Cranberry-Walnut “Chik’n” Salad (& London’s 3rd Birthday Party!)
Have you ever tried serving a vegan meal for a group of non-vegans?
Sunday was London’s 3rd birthday party. Every year, we have a party for her and invite all of our friends and family. And, every year, I wonder what to serve for food. I don’t want to get too health-freak on the non-vegan guests like I might at home… so foods like my healthy no-bake peanut butter cookies are out of the question. I want to make vegan versions of common foods that are served at get-togethers; nothing too crazy that’s going to make it seem like you have to be a tree-hugging health-freak hippie in order to be vegan.
So, for her first birthday I set up a taco bar. Make-your-own tacos.
For her second birthday, I made giant sub sandwiches and cut them up like you would get from subway.. but I used lightlife vegan deli “meat.”
This year, I served this Cranberry-Walnut Chik’n Salad on whole wheat buns (okay, a little bit of health-freakiness slipped in there… lol. WW4Lyfe). Unfortunately, I forgot to add the celery.
I think it’s really necessary in this recipe… so try not to leave it out like I did!
I also made:

Vegan Taco Dip served with Garden of Eatin’ Blue corn and Multi-grain tortilla chips
Classic Pasta Salad with homemade Italian Dressing
Fruit Pizza
A veggie tray with Vegan Ranch Dressing
Mashed potatoes with Imagine Wild Mushroom Gravy
Gardein Mandarin Orange Crispy Chick’n
… and a vegan Yo Gabba Gabba cake, made by Compassionate Cake!
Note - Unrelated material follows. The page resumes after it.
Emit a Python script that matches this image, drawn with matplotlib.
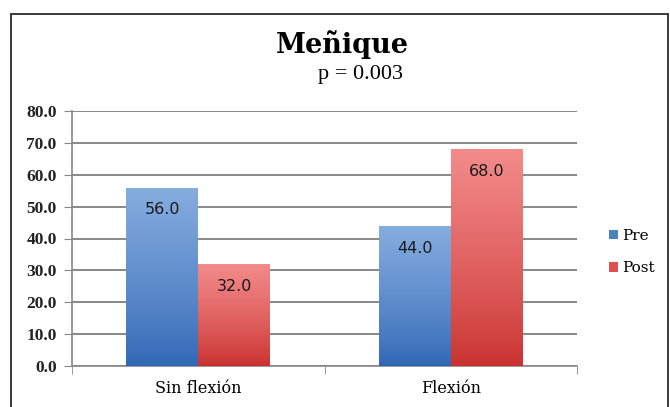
import numpy as np
import matplotlib.pyplot as plt
from matplotlib.patches import Patch, Rectangle
from matplotlib.colors import LinearSegmentedColormap

# Datos
categorias = ["Sin flexión", "Flexión"]
series = ["Pre", "Post"]
pre = [56.0, 44.0]
post = [32.0, 68.0]
yticks = np.arange(0, 81, 10)

# Degradados (arriba claro -> abajo oscuro)
grad_colores = {
    "Pre": ("#86addf", "#2f66b4"),
    "Post": ("#f38b8b", "#c8302d"),
}
color_leyenda = {"Pre": "#4f81bd", "Post": "#e05050"}

fig = plt.figure(figsize=(6.7, 4.07), dpi=100)
ax = fig.add_axes([72 / 670, 41 / 407, 505 / 670, 255 / 407])

x = np.arange(len(categorias))
ancho = 0.285
grad = np.linspace(0, 1, 256) ** 0.8
grad = grad.reshape(-1, 1)

for i, (nombre, vals) in enumerate(zip(series, [pre, post])):
    pos = x + (i - 0.5) * ancho
    barras = ax.bar(pos, vals, width=ancho, color="none", edgecolor="none", zorder=3)
    cmap = LinearSegmentedColormap.from_list(nombre, grad_colores[nombre][::-1])
    for b, v in zip(barras, vals):
        im = ax.imshow(grad, cmap=cmap, origin="lower", aspect="auto",
                       extent=[b.get_x(), b.get_x() + b.get_width(), 0, v], zorder=3)
        im.set_clip_path(b)
        ax.text(b.get_x() + b.get_width() / 2, v - 7, f"{v:.1f}",
                ha="center", va="center", fontsize=11.5,
                family="DejaVu Sans", color="#1a1a1a", zorder=4)

ax.set_xlim(-0.5, 1.5)
ax.set_ylim(0, 80)
ax.set_yticks(yticks)
ax.set_yticklabels([f"{t:.1f}" for t in yticks], fontsize=12.5, family="Liberation Serif",
                   fontweight="bold", color="#222222")
ax.set_xticks(x)
ax.set_xticklabels(categorias, fontsize=11.5, family="DejaVu Serif")
ax.tick_params(axis="x", length=0, pad=10)
ax.tick_params(axis="y", length=6, color="#888888", direction="out", pad=5)

# ticks menores en el eje x en los límites de categoría
ax.set_xticks([-0.5, 0.5, 1.5], minor=True)
ax.tick_params(axis="x", which="minor", length=6, color="#888888", direction="out")

ax.grid(axis="y", color="#7f7f7f", linewidth=1.3, zorder=0)
ax.set_axisbelow(True)
for lado in ["top", "right"]:
    ax.spines[lado].set_visible(False)
for lado in ["left", "bottom"]:
    ax.spines[lado].set_color("#888888")
    ax.spines[lado].set_linewidth(1.2)

fig.text(342 / 670, 1 - 45 / 407, "Meñique", ha="center", va="center",
         fontsize=19.5, fontweight="bold", family="DejaVu Serif")
fig.text(360 / 670, 1 - 75 / 407, "p = 0.003", ha="center", va="center",
         fontsize=16, family="Liberation Serif")

handles = [Patch(facecolor=color_leyenda[s], edgecolor="none") for s in series]
fig.legend(handles, series, loc="center left", bbox_to_anchor=(595 / 670, 1 - 252 / 407),
           frameon=False, handlelength=0.6, handleheight=0.6, handletextpad=0.3,
           labelspacing=1.2, prop={"family": "DejaVu Serif", "size": 11})

# Marco exterior
fig.patches.append(Rectangle((11 / 670, -0.02), 657 / 670, 1 - 14 / 407 + 0.02,
                             transform=fig.transFigure, fill=False,
                             edgecolor="#3a3a3a", linewidth=1.4))

fig.savefig("out.png", dpi=100)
I had one happy little Birthday Girl! :)
Okay, okay… I know you came here for a recipe, but instead I went on and on about London and the food at her party. What can I say? My daughter & food = two of my favorite things! lol
Here you go:
Ingredients
- 1 package of vegan "chik'n" strips (I used Morning Star brand)
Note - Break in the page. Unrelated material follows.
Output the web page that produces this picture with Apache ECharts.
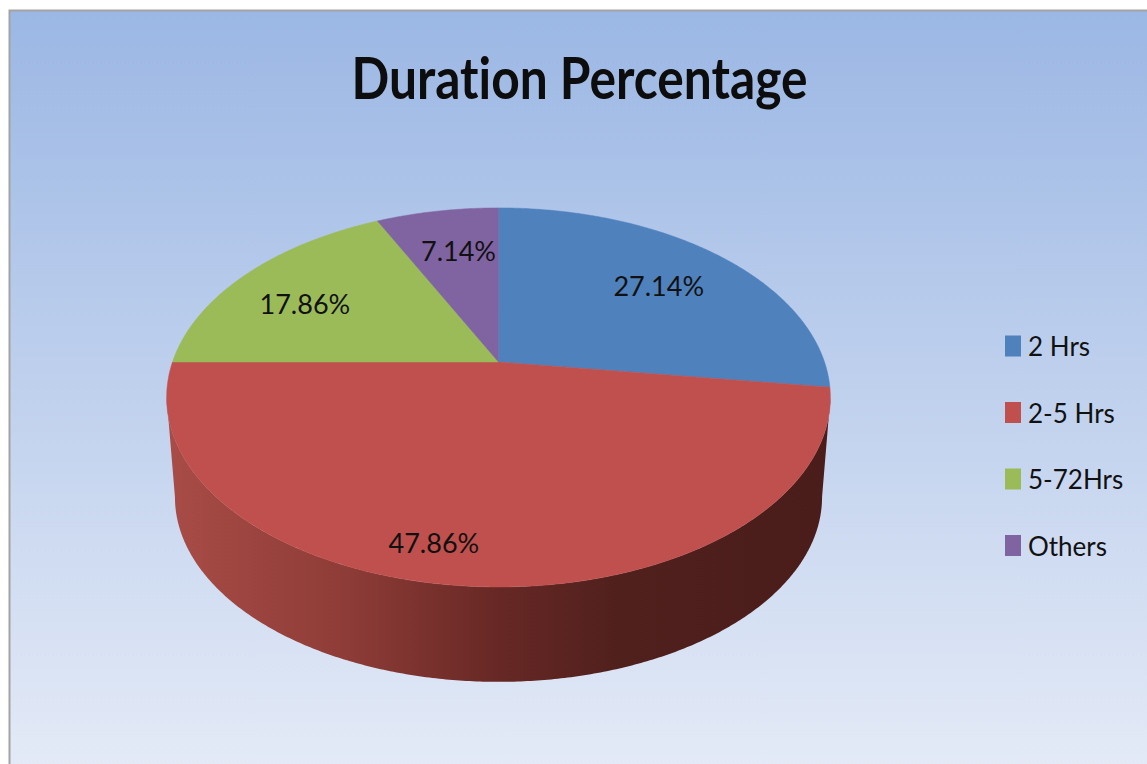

- 1/2 cup vegan sour cream (I used 1/4 cup Tofutti Sour Supreme Plain and 1/4 cup Tofutti Sour Supreme Guacamole)
- 2 stalks of celery, chopped
- 1/4 cup dried cranberries
- 1/4 cup walnuts, chopped
- 1 tsp parsley
- 1/2 tsp garlic powder
- 1/8 tsp white pepper
Directions
- Cook the vegan Chik'n strips according to the directions on the package. I heated them in the microwave and over-cooked them slightly to give them more of a chewy texture.
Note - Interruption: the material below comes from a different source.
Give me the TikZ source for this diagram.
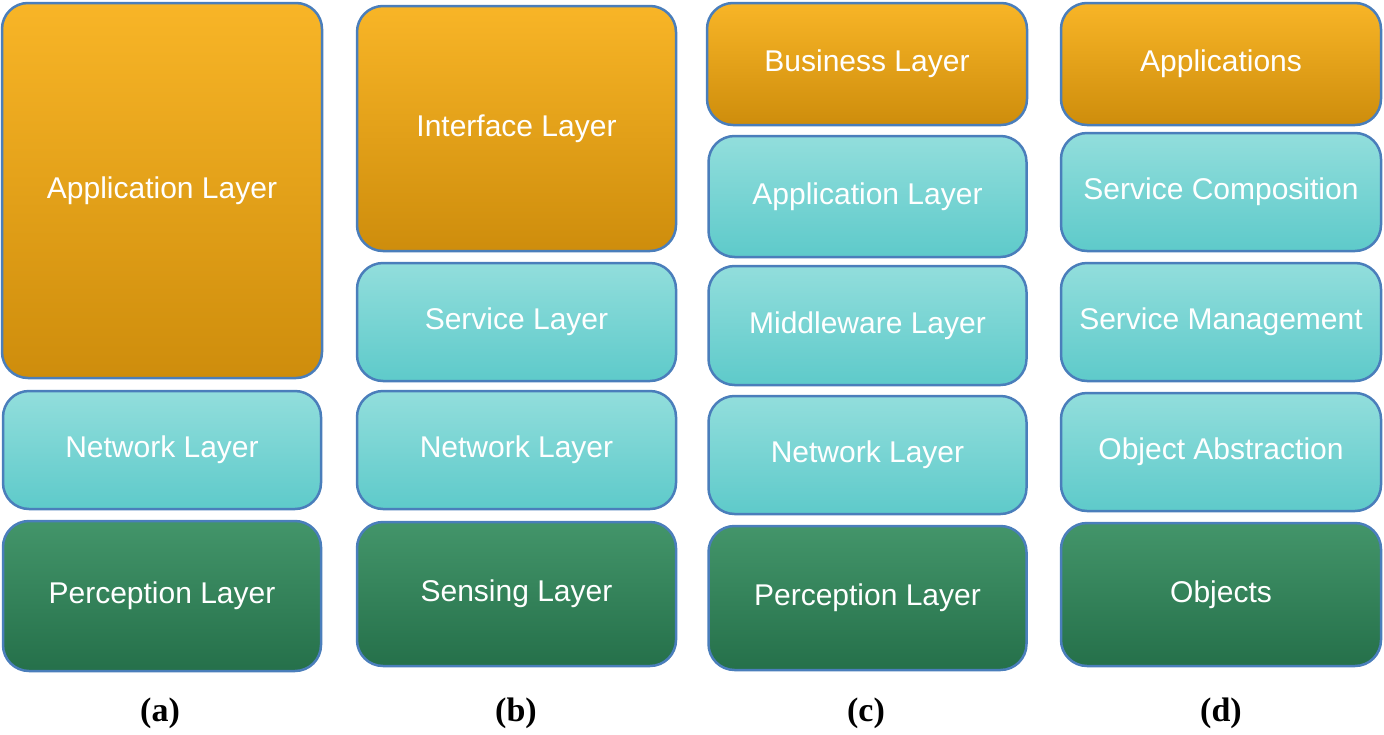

- Shred the strips into smaller pieces and put them in a large bowl. Mix in the celery, cranberries, and walnuts.
- In a separate bowl, mix together the vegan sour cream, parsley, garlic powder, and white pepper.
- Stir the sour cream mixture into the Chik'n mixture. Serve cold on bread or buns.















I loved the Cranberry-Walnut Chik’n Salad you had at London’s birthday party, for that matter, for the rest of the tasty vegan food too. Mark and I enjoyed the leftovers you sent home with us. It was nice going to a party and choosing what I would like to eat. As a vegetarian, when I attend a party I have to look for what can I eat. This was my first all vegan party that I have been to since I made the change to eat healthy vegetarian style. Thanks for all you do in the health department of food!
It’s funny you say that, about choosing what you want to eat instead of looking for what you *can* eat, because that’s how I feel whenever I go to a vegan potluck! And the first time I went to a vegan restaurant in Chicago felt so weird to me… knowing that I could look at the whole menu- and order anything I wanted! lol. “milkshakes” “cheesecakes” “ruebens” “philly cheesesteaks” …… the menu didn’t say “vegan” on it and it all had normal food names (like it didn’t say VEGAN chocolate milkshake… just ” chocolate milkshake”), it just didn’t seem normal and I kept thinking that it was too good to be true.